In a news conference in Chapel Hill Friday afternoon, North Carolina officials welcomed the NCAA’s decision, which affirmed what university leaders have been saying for years when speaking in public about the “paper courses” — because the classes were offered to all students, they didn’t fall under the purview of NCAA jurisdiction.

“We had some things that occurred that we haven’t been proud of,” Athletic Director Bubba Cunningham said. “Sometimes the behavior that you’re not proud just doesn’t quite fit into a bylaw or a rule . . . and that’s what we’ve been talking about for five years. We’re not proud of the behavior, but we didn’t think it fit into a bylaw.”

North Carolina officials disagreed with the NCAA’s criticism of the school’s changing positions on the Wainstein report, claiming they have never disagreed with the facts Wainstein uncovered, just his conclusions about the role of athletics and the motivations of those involved.

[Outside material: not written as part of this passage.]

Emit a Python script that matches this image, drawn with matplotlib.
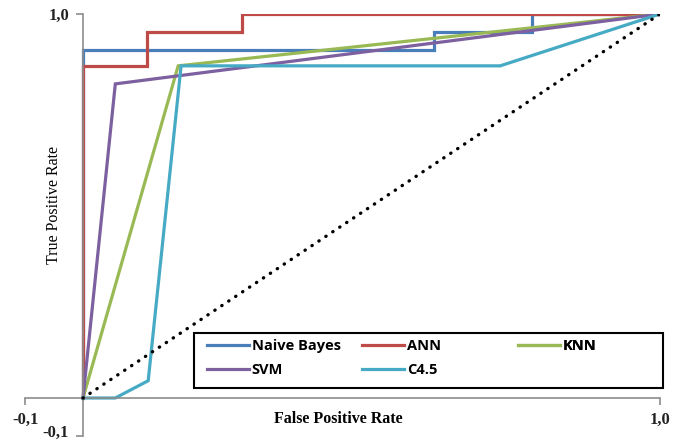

While UNC athletic officials have said they had no knowledge of the courses and did not participate in steering players to them, the Wainstein report noted that North Carolina’s football staff seemed especially concerned when Crowder retired in 2009. Athletics academics counselors and football coaches held a meeting in which a PowerPoint presentation explained the importance of the classes in keeping football players academically eligible.

“We put them in classes that met degree requirements in which . . . they didn’t go to class . . . they didn’t have to take notes, have to stay awake . . . they didn’t have to meet with professors . . . they didn’t have to pay attention or necessarily engage with the material,” the presentation said. “THESE NO LONGER EXIST.”

On campus, Friday’s ruling was the welcome conclusion to a scandal that has created distractions for the university and its sports teams for six years. The Tar Heels basketball teams are scheduled to hold their version of Midnight Madness on Friday night, kicking off their new seasons. A banner celebrating last season’s men’s basketball national title will be raised to the rafters at Smith Center, alongside the 2005 and 2009 banners, which, after Friday’s ruling, are there to stay.